The third floor contains Knowledge Centers for each of the main fields of study (the diagram uses the main groups from the Universal Decimal Classification system, which are assigned floor space by the relative number of Wikipedia articles).
Floor four deals with Complex Issues such as interdepartmental issues, moral and cultural decisions, etc.
Management and Billing fill floor five, while satellite dishes on the roof allow for alternative forms of communication with the network of computers sending logic requests.
Logic Processing Plant, Draft 2
Having reviewed the first draft of the human logic processing plant, it seemed that a number of floors weren’t really necessary. Computers still function in the same way, only the logic processing elements need to be replaced by the person. Ultimately every computation is processed in low-level binary.
This led to a redesign of the processing plant which removed these excess floors and scaled each floor by its need relative to the floor above.
Alternative Logic Futures
Having taken the schematic diagrams to this point, it seemed that there wasn’t much further to be learnt from them without entirely reproducing a computer in building-form. Instead I began to imagine what might happen as competition arises, the industry looks to save costs and increase efficiency, and innovations occur.
I imagined that at some stage someone might explore training animals to process logic. (My research led me to a large number of real experiments and scientific studies in this area!) Using reward-training, at first someone trains chickens to respond to these binary requests. They are not as reliable, but much cheaper than humans and humans can be hired to check a percentage of the chicken output.
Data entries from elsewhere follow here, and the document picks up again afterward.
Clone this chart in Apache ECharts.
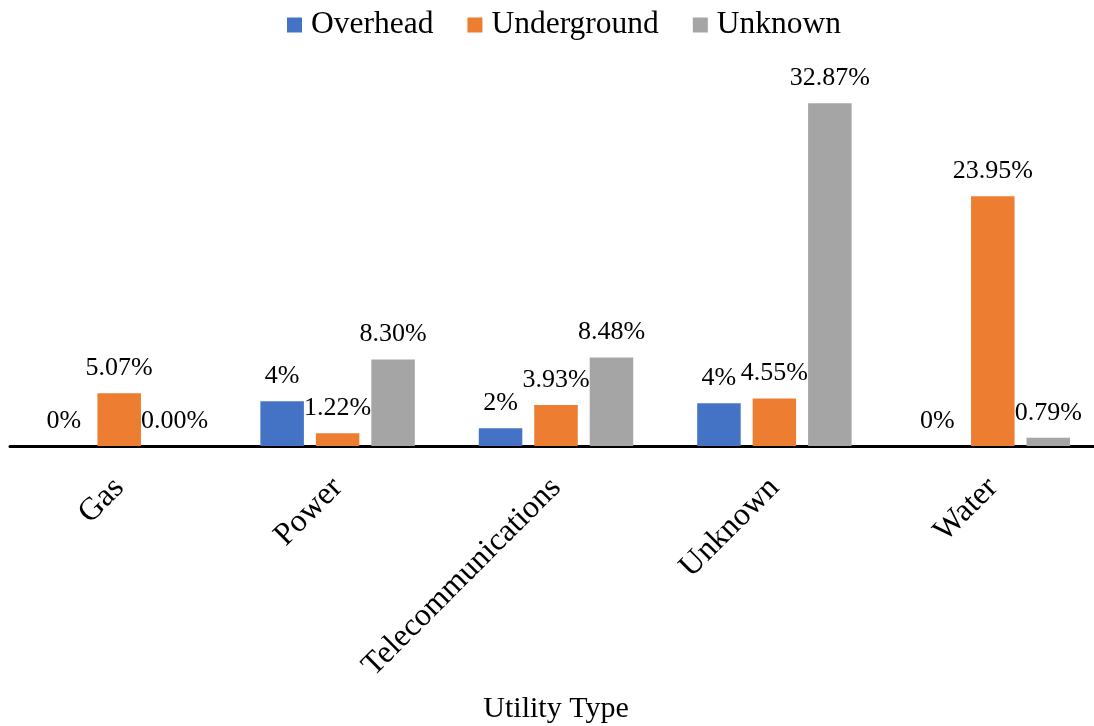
<!DOCTYPE html>
<html>
<head>
<meta charset="utf-8">
<script src="https://cdn.jsdelivr.net/npm/echarts@6/dist/echarts.min.js"></script>
<style>html,body{margin:0;padding:0;background:#fff}#c{width:1094px;height:726px}</style>
</head>
<body>
<div id="c"></div>
<script>
const categories = ['Gas', 'Power', 'Telecommunications', 'Unknown', 'Water'];
const seriesNames = ['Overhead', 'Underground', 'Unknown'];
const overhead = [0, 4.3, 1.7, 4.1, 0];
const underground = [5.07, 1.22, 3.93, 4.55, 23.95];
const unknown = [0.00, 8.30, 8.48, 32.87, 0.79];
const axisTitle = 'Utility Type';

const FONT = '"Liberation Serif", "Times New Roman", serif';
const colors = ['#4472C4', '#ED7D31', '#A5A5A5'];

function mkSeries(name, data, color, fmt) {
  return {
    name: name, type: 'bar', data: data, barWidth: 43.5, barGap: '27.5%',
    itemStyle: { color: color },
    label: {
      show: true, position: 'top', distance: 12,
      fontFamily: FONT, fontSize: 26, color: '#000',
      formatter: p => fmt(p.value)
    }
  };
}
const fmtInt = v => Math.round(v) + '%';
const fmt2 = v => v.toFixed(2) + '%';

const chart = echarts.init(document.getElementById('c'));
chart.setOption({
  animation: false,
  backgroundColor: '#fff',
  color: colors,
  legend: {
    data: seriesNames, left: 282, top: 4, icon: 'rect',
    itemWidth: 15, itemHeight: 15, itemGap: 34,
    textStyle: { fontFamily: FONT, fontSize: 31.5, color: '#000', padding: [0, 0, 0, 4] }
  },
  grid: { left: 10, right: -8, top: 81, bottom: 280, containLabel: false, outerBoundsMode: 'none' },
  xAxis: {
    type: 'category', data: categories,
    name: axisTitle, nameLocation: 'middle', nameGap: 248,
    nameTextStyle: { fontFamily: FONT, fontSize: 30, color: '#000' },
    axisLine: { lineStyle: { color: '#000', width: 3 } },
    axisTick: { show: false },
    axisLabel: { rotate: 45, margin: 37, interval: 0, fontFamily: FONT, fontSize: 32, color: '#000' }
  },
  yAxis: {
    type: 'value', min: 0, max: 35, show: false,
    splitLine: { show: false }
  },
  series: [
    mkSeries(seriesNames[0], overhead, colors[0], fmtInt),
    mkSeries(seriesNames[1], underground, colors[1], fmt2),
    mkSeries(seriesNames[2], unknown, colors[2], fmt2)
  ]
});
</script>
</body>
</html>
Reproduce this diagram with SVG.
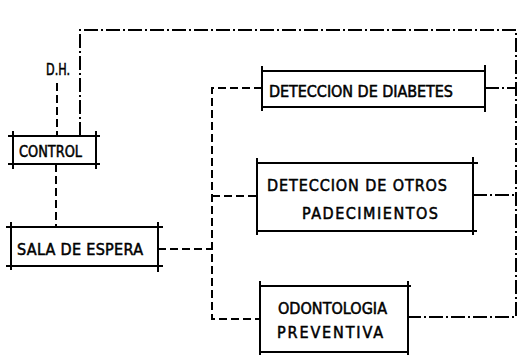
<svg xmlns="http://www.w3.org/2000/svg" width="517" height="355" viewBox="0 0 517 355">
<style>
.box{stroke:#000;stroke-width:2;fill:none;stroke-linecap:square}
.t{font-family:"DejaVu Sans Condensed","DejaVu Sans",sans-serif;font-size:16px;fill:#000;stroke:#000;stroke-width:0.5}
.dash{stroke:#000;stroke-width:2;fill:none;stroke-dasharray:8 4}
.dd{stroke:#000;stroke-width:2;fill:none;stroke-dasharray:14 3 2 3}
</style>
<rect width="517" height="355" fill="#fff"/>
<g id="connectors">
<path class="dash" d="M57 83 V136"/>
<path class="dd" d="M80 136 V30 H516 V317 H408"/>
<path class="dd" d="M485 88 H516"/>
<path class="dd" d="M473 195 H516"/>
<path class="dash" d="M56 164 V227"/>
<path class="dash" d="M158 249 H212"/>
<path class="dash" d="M262 88 H212 V319 H260"/>
<path class="dash" d="M212 196 H257"/>
<text class="t" x="46" y="75" font-size="14" textLength="24" lengthAdjust="spacingAndGlyphs">D.H.</text>
</g>
<g id="control">
<path class="box" d="M9 136 H99 M9 164 H99 M13 132 V168 M96 132 V168"/>
<text class="t" x="19" y="157" font-size="17" textLength="63" lengthAdjust="spacingAndGlyphs">CONTROL</text>
</g>
<g id="sala">
<path class="box" d="M7 227 H162 M7 266 H162 M11 223 V269 M158 223 V271"/>
<text class="t" x="17" y="255" textLength="126" lengthAdjust="spacing">SALA DE ESPERA</text>
</g>
<g id="diabetes">
<path class="box" d="M262 71 H485 M262 107 H485 M262 67 V110 M485 66 V111"/>
<text class="t" x="269" y="97" textLength="184" lengthAdjust="spacing">DETECCION DE DIABETES</text>
</g>
<g id="otros">
<path class="box" d="M257 163 H477 M257 231 H476 M257 159 V234 M473 158 V234"/>
<text class="t" x="267" y="191" textLength="180" lengthAdjust="spacing">DETECCION DE OTROS</text>
<text class="t" x="302" y="219" textLength="136" lengthAdjust="spacing">PADECIMIENTOS</text>
</g>
<g id="odontologia">
<path class="box" d="M260 286 H410 M260 352 H408 M260 282 V355 M408 282 V355"/>
<text class="t" x="278" y="314" font-size="15" textLength="109" lengthAdjust="spacing">ODONTOLOGIA</text>
<text class="t" x="277" y="338" font-size="15" textLength="106" lengthAdjust="spacing">PREVENTIVA</text>
</g>
</svg>
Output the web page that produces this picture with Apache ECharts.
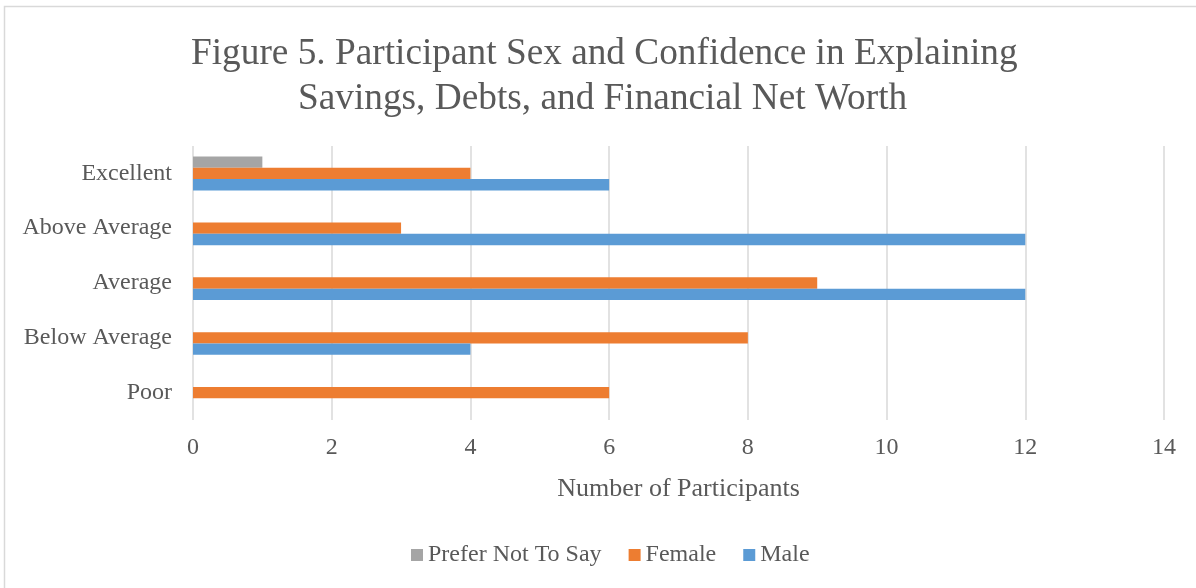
<!DOCTYPE html>
<html>
<head>
<meta charset="utf-8">
<script src="https://cdn.jsdelivr.net/npm/echarts@6/dist/echarts.min.js"></script>
<style>
  html, body { margin: 0; padding: 0; background: #ffffff; }
  #chart { width: 1196px; height: 588px; }
</style>
</head>
<body>
<div id="chart"></div>
<script>
// Confidence ratings, bottom to top on the category axis
const categories = ['Poor', 'Below Average', 'Average', 'Above Average', 'Excellent'];
const maleCounts = [0, 4, 12, 12, 6];
const femaleCounts = [6, 8, 9, 3, 4];
const preferNotCounts = [0, 0, 0, 0, 1];
const xTicks = [0, 2, 4, 6, 8, 10, 12, 14];
const titleLines = [
  'Figure 5. Participant Sex and Confidence in Explaining',
  'Savings, Debts, and Financial Net Worth'
];

const serif = '"Liberation Serif", "Times New Roman", serif';
const textColor = '#595959';

const titleStyle = {
  fontFamily: serif,
  fontWeight: 'normal',
  fontSize: 37.3,
  lineHeight: 45,
  color: textColor
};

const chart = echarts.init(document.getElementById('chart'), null, { renderer: 'canvas' });

chart.setOption({
  backgroundColor: '#ffffff',
  animation: false,
  // Two-line heading, one title component per line
  title: [
    { text: titleLines[0], left: 186, top: 27, textStyle: titleStyle },
    { text: titleLines[1], left: 293, top: 72, textStyle: titleStyle }
  ],
  graphic: [{
    type: 'rect',
    shape: { x: 4.5, y: 6.5, width: 1200, height: 600 },
    style: { fill: 'none', stroke: '#d9d9d9', lineWidth: 1.5 },
    silent: true
  }],
  legend: {
    top: 543,
    left: 411,
    padding: 0,
    itemWidth: 12,
    itemHeight: 12,
    itemGap: 27,
    icon: 'rect',
    data: ['Prefer Not To Say', 'Female', 'Male'],
    textStyle: { fontFamily: serif, fontSize: 24, color: textColor }
  },
  grid: {
    left: 193,
    right: 32,
    top: 146,
    bottom: 168,
    containLabel: false
  },
  xAxis: {
    type: 'value',
    min: xTicks[0],
    max: xTicks[xTicks.length - 1],
    interval: 2,
    name: 'Number of Participants',
    nameLocation: 'middle',
    nameGap: 56,
    nameTextStyle: { fontFamily: serif, fontSize: 26, color: textColor },
    axisLine: { show: false },
    axisTick: { show: false },
    axisLabel: { fontFamily: serif, fontSize: 24, color: textColor, margin: 16 },
    splitLine: { show: true, lineStyle: { color: '#d9d9d9', width: 1.5 } }
  },
  yAxis: {
    type: 'category',
    data: categories,
    axisLine: { show: false },
    axisTick: { show: false },
    axisLabel: { fontFamily: serif, fontSize: 24, color: textColor, margin: 21 },
    splitLine: { show: false }
  },
  // Series order sets the stacking within each band: grey on top, blue at the bottom
  series: [
    {
      name: 'Prefer Not To Say',
      type: 'bar',
      data: preferNotCounts,
      itemStyle: { color: '#a5a5a5' },
      barGap: '0%',
      barCategoryGap: '38%'
    },
    {
      name: 'Female',
      type: 'bar',
      data: femaleCounts,
      itemStyle: { color: '#ed7d31' },
      barGap: '0%',
      barCategoryGap: '38%'
    },
    {
      name: 'Male',
      type: 'bar',
      data: maleCounts,
      itemStyle: { color: '#5b9bd5' },
      barGap: '0%',
      barCategoryGap: '38%'
    }
  ]
});
</script>
</body>
</html>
A number of years later, someone begins working with dolphins and within a short period of time dolphin logic-farms begin to emerge.
For the next stage of the project, I took these ideas and designed a diagram of one such dolphin logic-farm.
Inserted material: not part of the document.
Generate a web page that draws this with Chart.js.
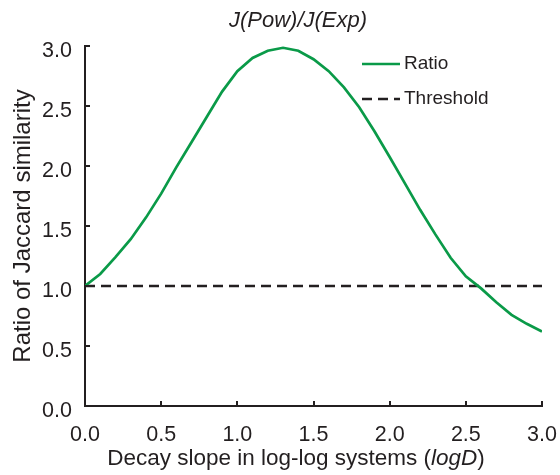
<!DOCTYPE html>
<html>
<head>
<meta charset="utf-8">
<script src="https://cdn.jsdelivr.net/npm/chart.js@4"></script>
<style>
  html, body { margin: 0; padding: 0; background: #fff; }
  #wrap { width: 560px; height: 475px; position: relative; }
</style>
</head>
<body>
<div id="wrap"><canvas id="c" width="560" height="475"></canvas></div>
<script>
// ---- data ----
const xValues = [0.0,0.1,0.2,0.3,0.4,0.5,0.6,0.7,0.8,0.9,1.0,1.1,1.2,1.3,1.4,1.5,1.6,1.7,1.8,1.9,2.0,2.1,2.2,2.3,2.4,2.5,2.6,2.7,2.8,2.9,3.0];
const ratioValues = [1.00,1.10,1.24,1.39,1.57,1.77,1.99,2.20,2.41,2.62,2.79,2.90,2.96,2.985,2.96,2.89,2.79,2.655,2.49,2.29,2.075,1.855,1.635,1.43,1.235,1.08,0.98,0.865,0.76,0.685,0.62];
const thresholdX = [0.0, 3.0];
const thresholdValues = [1.0, 1.0];
const xTickValues = [0.0,0.5,1.0,1.5,2.0,2.5,3.0];
const yTickValues = [0.0,0.5,1.0,1.5,2.0,2.5,3.0];
const seriesNames = ['Ratio', 'Threshold'];
const chartTitle = 'J(Pow)/J(Exp)';
const xTitleParts = [['Decay slope in log-log systems (', false], ['logD', true], [')', false]];
const yTitle = 'Ratio of Jaccard similarity';

const FONT = 'Arial, "Liberation Sans", sans-serif';
const INK = '#231f20';
const GREEN = '#0a9a48';

const ratioData = xValues.map((x, i) => ({x: x, y: ratioValues[i]}));
const thrData = thresholdX.map((x, i) => ({x: x, y: thresholdValues[i]}));

const decorPlugin = {
  id: 'decor',
  afterDraw(chart) {
    const ctx = chart.ctx;
    const xs = chart.scales.x, ys = chart.scales.y;
    ctx.save();
    // inward tick marks
    ctx.strokeStyle = INK;
    ctx.lineWidth = 2;
    const axX = xs.left, axY = ys.bottom;
    xTickValues.forEach(v => {
      const px = Math.round(xs.getPixelForValue(v));
      ctx.beginPath(); ctx.moveTo(px, axY); ctx.lineTo(px, axY - 5); ctx.stroke();
    });
    yTickValues.forEach(v => {
      const py = Math.round(ys.getPixelForValue(v));
      ctx.beginPath(); ctx.moveTo(axX, py); ctx.lineTo(axX + 5, py); ctx.stroke();
    });
    // title
    ctx.fillStyle = INK;
    ctx.font = 'italic 22px ' + FONT;
    ctx.textAlign = 'center';
    ctx.textBaseline = 'middle';
    ctx.fillText(chartTitle, 298, 21);
    // x title with italic part
    ctx.textAlign = 'left';
    ctx.textBaseline = 'alphabetic';
    let total = 0;
    xTitleParts.forEach(([t, it]) => { ctx.font = (it ? 'italic ' : '') + '22.5px ' + FONT; total += ctx.measureText(t).width; });
    let cx = 296 - total / 2;
    xTitleParts.forEach(([t, it]) => { ctx.font = (it ? 'italic ' : '') + '22.5px ' + FONT; ctx.fillText(t, cx, 465); cx += ctx.measureText(t).width; });
    // legend
    ctx.font = '19px ' + FONT;
    ctx.textBaseline = 'middle';
    ctx.lineWidth = 2.5;
    ctx.strokeStyle = GREEN;
    ctx.beginPath(); ctx.moveTo(362, 64); ctx.lineTo(400, 64); ctx.stroke();
    ctx.fillText(seriesNames[0], 404, 64);
    ctx.strokeStyle = INK;
    ctx.setLineDash([10, 6]);
    ctx.beginPath(); ctx.moveTo(362, 99); ctx.lineTo(400, 99); ctx.stroke();
    ctx.setLineDash([]);
    ctx.fillText(seriesNames[1], 404, 99);
    ctx.restore();
  }
};

new Chart(document.getElementById('c'), {
  type: 'line',
  data: {
    datasets: [
      { label: seriesNames[0], data: ratioData, borderColor: GREEN, borderWidth: 2.7, pointRadius: 0, tension: 0, fill: false },
      { label: seriesNames[1], data: thrData, borderColor: INK, borderWidth: 2.5, borderDash: [10, 6], pointRadius: 0, tension: 0, fill: false }
    ]
  },
  options: {
    responsive: false,
    animation: false,
    devicePixelRatio: 1,
    layout: { padding: { left: 0, right: 18, top: 46, bottom: 0 } },
    plugins: { legend: { display: false }, tooltip: { enabled: false }, title: { display: false } },
    scales: {
      x: {
        type: 'linear', min: 0, max: 3,
        afterFit(s) { s.height = 69; s.paddingRight = 0; s.paddingLeft = 0; },
        afterBuildTicks(s) { s.ticks = xTickValues.map(v => ({value: v})); },
        grid: { display: false, drawTicks: false },
        border: { display: true, color: INK, width: 2 },
        ticks: { padding: 16, color: INK, font: { family: FONT, size: 21.5 }, maxRotation: 0, callback: v => Number(v).toFixed(1) }
      },
      y: {
        type: 'linear', min: 0, max: 3,
        afterFit(s) { s.width = 85; s.paddingTop = 0; s.paddingBottom = 0; },
        afterBuildTicks(s) { s.ticks = yTickValues.map(v => ({value: v})); },
        grid: { display: false, drawTicks: false },
        border: { display: true, color: INK, width: 2 },
        ticks: { padding: 13, labelOffset: 5, color: INK, font: { family: FONT, size: 21.5 }, callback: v => Number(v).toFixed(1) },
        title: { display: true, text: yTitle, color: INK, font: { family: FONT, size: 24 }, padding: { top: 9, bottom: 0 } }
      }
    }
  },
  plugins: [decorPlugin]
});
</script>
</body>
</html>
A Dolphin logic-farm. View zoomable PDF
The evolution of non-computational logic processing
Error Experiments
Thinking about the differing levels of error in each of theses logic processing methods, I did some reading on Bit Error Rates and began to speculate on the different error rates of each of these ‘technologies’.
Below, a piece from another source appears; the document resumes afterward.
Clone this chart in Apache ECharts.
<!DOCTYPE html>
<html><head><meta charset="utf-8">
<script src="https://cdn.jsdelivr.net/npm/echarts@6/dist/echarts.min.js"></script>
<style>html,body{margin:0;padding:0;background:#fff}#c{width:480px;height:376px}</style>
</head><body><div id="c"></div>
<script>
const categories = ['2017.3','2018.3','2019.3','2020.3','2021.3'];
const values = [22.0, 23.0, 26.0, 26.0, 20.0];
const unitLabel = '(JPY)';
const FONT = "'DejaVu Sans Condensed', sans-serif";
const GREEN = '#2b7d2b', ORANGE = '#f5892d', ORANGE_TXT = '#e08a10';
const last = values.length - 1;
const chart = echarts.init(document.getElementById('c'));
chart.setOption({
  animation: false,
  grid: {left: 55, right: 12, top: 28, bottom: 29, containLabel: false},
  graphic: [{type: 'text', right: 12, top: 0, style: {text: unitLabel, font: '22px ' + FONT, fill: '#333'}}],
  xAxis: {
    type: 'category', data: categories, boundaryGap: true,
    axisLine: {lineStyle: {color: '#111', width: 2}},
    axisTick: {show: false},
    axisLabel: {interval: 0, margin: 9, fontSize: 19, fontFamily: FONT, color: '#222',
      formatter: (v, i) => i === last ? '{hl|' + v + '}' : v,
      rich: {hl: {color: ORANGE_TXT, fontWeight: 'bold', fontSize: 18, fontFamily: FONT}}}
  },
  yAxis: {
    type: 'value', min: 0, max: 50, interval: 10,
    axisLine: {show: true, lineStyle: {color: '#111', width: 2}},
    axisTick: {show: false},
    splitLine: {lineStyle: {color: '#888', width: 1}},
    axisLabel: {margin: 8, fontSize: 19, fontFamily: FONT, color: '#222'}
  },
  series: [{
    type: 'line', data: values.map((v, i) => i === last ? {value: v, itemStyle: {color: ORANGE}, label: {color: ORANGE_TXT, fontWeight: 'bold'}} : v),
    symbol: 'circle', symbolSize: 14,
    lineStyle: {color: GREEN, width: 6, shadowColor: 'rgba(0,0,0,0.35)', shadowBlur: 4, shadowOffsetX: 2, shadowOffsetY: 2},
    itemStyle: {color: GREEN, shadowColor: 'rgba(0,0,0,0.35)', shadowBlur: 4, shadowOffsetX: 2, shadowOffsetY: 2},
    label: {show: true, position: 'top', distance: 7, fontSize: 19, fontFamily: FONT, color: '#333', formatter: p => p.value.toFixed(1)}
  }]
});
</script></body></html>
I created a simple Processing app for simulating human logic processing. I asked a number of volunteers to perform 100 binary calculations as fast and as accurately as possible.
30% Bit Error Rate
Taking these experiment results as well as speculating error rates for chickens and dolphins, I imagined how these ‘technologies’ might be combined to created new logic processing structures within existing company hierarchies. Large numbers of requests can be processed cheaply by chickens, but dolphins act as a mid-level quality control system which is further checked by humans within the overall structure of the business providing this service.
Reflections
This project has really informed my design methodology, a new way of working which I had been using elsewhere but that I was really able to define through the explorations of this project. The project moved from my initial materials explorations to a design fiction to a coded sketch. This then became a diagram which lead to another experiment which again informed a further diagram.
This moving between modes of making or formats, which I was introduced to in the Authoring Critical Media Structures project, has really become an important part of my work and I think will serve me well next year particularly during the initial phase of my thesis research. Having written about and been inspired by Rosenberg’s model of creative research, I feel that I am finally beginning to define for myself a methodology which moves between the centripetal and the centrifugal.
The project has also allowed me to explore new methods for distorting and recontextualizing code structures and their relationship with human interactions and routines. There are a variety of questions that this project has left me with which will feed into my thesis research. How does the human-computer relationship shift when code procedures become routines performed by a person? What distinctions do we make between the quality or character of machine error in contrast to human error? And how do these distinctions blur as code/user roles are inverted?